## [Given exercise]
Return the records that follow unaltered. Omit every picture.
#### The input
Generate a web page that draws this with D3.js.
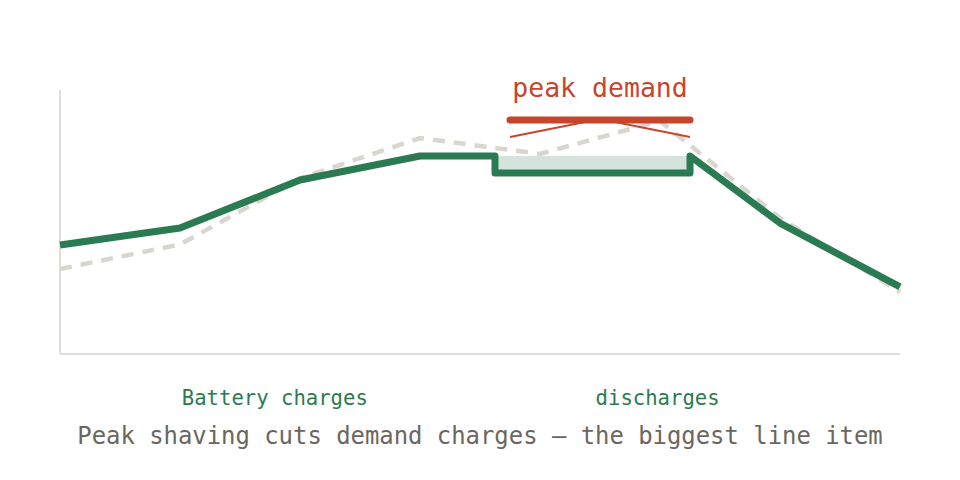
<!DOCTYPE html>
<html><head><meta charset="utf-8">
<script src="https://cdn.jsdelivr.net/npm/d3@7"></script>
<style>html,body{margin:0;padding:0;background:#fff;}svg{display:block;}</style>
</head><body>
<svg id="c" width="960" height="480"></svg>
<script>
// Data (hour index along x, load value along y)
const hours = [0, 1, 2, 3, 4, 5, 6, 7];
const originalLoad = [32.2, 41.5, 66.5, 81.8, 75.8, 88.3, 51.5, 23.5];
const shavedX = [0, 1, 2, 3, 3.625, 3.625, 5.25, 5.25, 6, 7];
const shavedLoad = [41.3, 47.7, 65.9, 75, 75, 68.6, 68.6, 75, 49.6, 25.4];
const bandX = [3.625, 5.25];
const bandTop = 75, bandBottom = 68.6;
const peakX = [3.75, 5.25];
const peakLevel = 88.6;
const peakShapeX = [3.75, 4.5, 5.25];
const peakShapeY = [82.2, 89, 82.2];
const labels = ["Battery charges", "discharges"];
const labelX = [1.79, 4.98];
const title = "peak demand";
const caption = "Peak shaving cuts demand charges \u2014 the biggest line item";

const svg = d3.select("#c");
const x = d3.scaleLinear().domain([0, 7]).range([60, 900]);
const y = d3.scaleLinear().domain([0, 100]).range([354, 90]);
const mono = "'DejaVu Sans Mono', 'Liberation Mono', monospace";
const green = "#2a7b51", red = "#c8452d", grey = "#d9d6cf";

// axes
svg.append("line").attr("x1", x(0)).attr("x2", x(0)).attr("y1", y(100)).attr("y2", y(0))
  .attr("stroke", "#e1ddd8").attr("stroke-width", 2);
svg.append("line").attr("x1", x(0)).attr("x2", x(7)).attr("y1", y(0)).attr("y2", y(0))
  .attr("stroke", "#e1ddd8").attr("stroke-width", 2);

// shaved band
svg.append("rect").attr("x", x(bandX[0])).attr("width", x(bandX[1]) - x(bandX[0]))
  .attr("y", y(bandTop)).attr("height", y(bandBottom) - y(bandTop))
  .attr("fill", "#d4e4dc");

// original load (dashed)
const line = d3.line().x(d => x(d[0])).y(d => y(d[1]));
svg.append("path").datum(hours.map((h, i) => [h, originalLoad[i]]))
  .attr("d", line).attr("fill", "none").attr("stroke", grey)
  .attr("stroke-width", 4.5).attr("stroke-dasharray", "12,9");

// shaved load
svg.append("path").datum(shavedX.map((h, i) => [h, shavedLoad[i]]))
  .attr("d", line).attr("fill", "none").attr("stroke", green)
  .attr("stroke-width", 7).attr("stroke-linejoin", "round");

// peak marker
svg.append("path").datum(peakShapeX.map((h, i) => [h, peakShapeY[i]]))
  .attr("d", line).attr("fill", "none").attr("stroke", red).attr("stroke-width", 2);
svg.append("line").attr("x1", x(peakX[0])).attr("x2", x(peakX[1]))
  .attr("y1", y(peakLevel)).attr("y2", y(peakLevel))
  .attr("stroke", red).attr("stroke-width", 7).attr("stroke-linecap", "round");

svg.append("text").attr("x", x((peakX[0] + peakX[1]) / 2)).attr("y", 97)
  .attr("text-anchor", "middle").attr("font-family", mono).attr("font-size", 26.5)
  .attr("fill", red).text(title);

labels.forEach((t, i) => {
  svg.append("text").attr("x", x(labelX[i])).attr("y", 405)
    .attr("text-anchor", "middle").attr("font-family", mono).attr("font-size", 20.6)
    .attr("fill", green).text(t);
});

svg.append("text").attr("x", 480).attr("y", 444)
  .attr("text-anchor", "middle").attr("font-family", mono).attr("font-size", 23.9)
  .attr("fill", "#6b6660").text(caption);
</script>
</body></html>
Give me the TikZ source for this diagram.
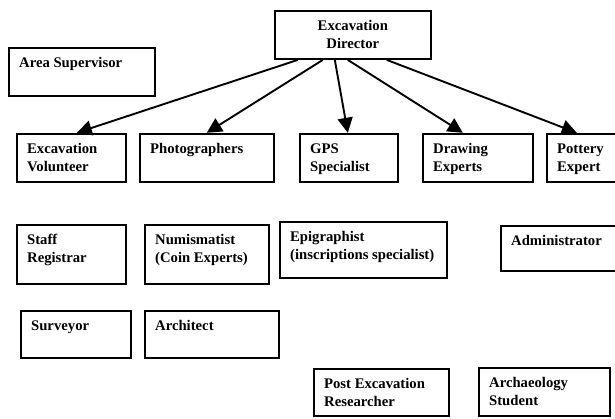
########
## [Written response]
Generate a web page that draws this with D3.js.
<!DOCTYPE html>
<html><head><meta charset="utf-8">
<script src="https://cdn.jsdelivr.net/npm/d3@7"></script>
<style>html,body{margin:0;padding:0;background:#fff;}svg{display:block;}</style>
</head><body>
<svg id="c" width="960" height="480"></svg>
<script>
// Data (hour index along x, load value along y)
const hours = [0, 1, 2, 3, 4, 5, 6, 7];
const originalLoad = [32.2, 41.5, 66.5, 81.8, 75.8, 88.3, 51.5, 23.5];
const shavedX = [0, 1, 2, 3, 3.625, 3.625, 5.25, 5.25, 6, 7];
const shavedLoad = [41.3, 47.7, 65.9, 75, 75, 68.6, 68.6, 75, 49.6, 25.4];
const bandX = [3.625, 5.25];
const bandTop = 75, bandBottom = 68.6;
const peakX = [3.75, 5.25];
const peakLevel = 88.6;
const peakShapeX = [3.75, 4.5, 5.25];
const peakShapeY = [82.2, 89, 82.2];
const labels = ["Battery charges", "discharges"];
const labelX = [1.79, 4.98];
const title = "peak demand";
const caption = "Peak shaving cuts demand charges \u2014 the biggest line item";

const svg = d3.select("#c");
const x = d3.scaleLinear().domain([0, 7]).range([60, 900]);
const y = d3.scaleLinear().domain([0, 100]).range([354, 90]);
const mono = "'DejaVu Sans Mono', 'Liberation Mono', monospace";
const green = "#2a7b51", red = "#c8452d", grey = "#d9d6cf";

// axes
svg.append("line").attr("x1", x(0)).attr("x2", x(0)).attr("y1", y(100)).attr("y2", y(0))
  .attr("stroke", "#e1ddd8").attr("stroke-width", 2);
svg.append("line").attr("x1", x(0)).attr("x2", x(7)).attr("y1", y(0)).attr("y2", y(0))
  .attr("stroke", "#e1ddd8").attr("stroke-width", 2);

// shaved band
svg.append("rect").attr("x", x(bandX[0])).attr("width", x(bandX[1]) - x(bandX[0]))
  .attr("y", y(bandTop)).attr("height", y(bandBottom) - y(bandTop))
  .attr("fill", "#d4e4dc");

// original load (dashed)
const line = d3.line().x(d => x(d[0])).y(d => y(d[1]));
svg.append("path").datum(hours.map((h, i) => [h, originalLoad[i]]))
  .attr("d", line).attr("fill", "none").attr("stroke", grey)
  .attr("stroke-width", 4.5).attr("stroke-dasharray", "12,9");

// shaved load
svg.append("path").datum(shavedX.map((h, i) => [h, shavedLoad[i]]))
  .attr("d", line).attr("fill", "none").attr("stroke", green)
  .attr("stroke-width", 7).attr("stroke-linejoin", "round");

// peak marker
svg.append("path").datum(peakShapeX.map((h, i) => [h, peakShapeY[i]]))
  .attr("d", line).attr("fill", "none").attr("stroke", red).attr("stroke-width", 2);
svg.append("line").attr("x1", x(peakX[0])).attr("x2", x(peakX[1]))
  .attr("y1", y(peakLevel)).attr("y2", y(peakLevel))
  .attr("stroke", red).attr("stroke-width", 7).attr("stroke-linecap", "round");

svg.append("text").attr("x", x((peakX[0] + peakX[1]) / 2)).attr("y", 97)
  .attr("text-anchor", "middle").attr("font-family", mono).attr("font-size", 26.5)
  .attr("fill", red).text(title);

labels.forEach((t, i) => {
  svg.append("text").attr("x", x(labelX[i])).attr("y", 405)
    .attr("text-anchor", "middle").attr("font-family", mono).attr("font-size", 20.6)
    .attr("fill", green).text(t);
});

svg.append("text").attr("x", 480).attr("y", 444)
  .attr("text-anchor", "middle").attr("font-family", mono).attr("font-size", 23.9)
  .attr("fill", "#6b6660").text(caption);
</script>
</body></html>
Give me the TikZ source for this diagram.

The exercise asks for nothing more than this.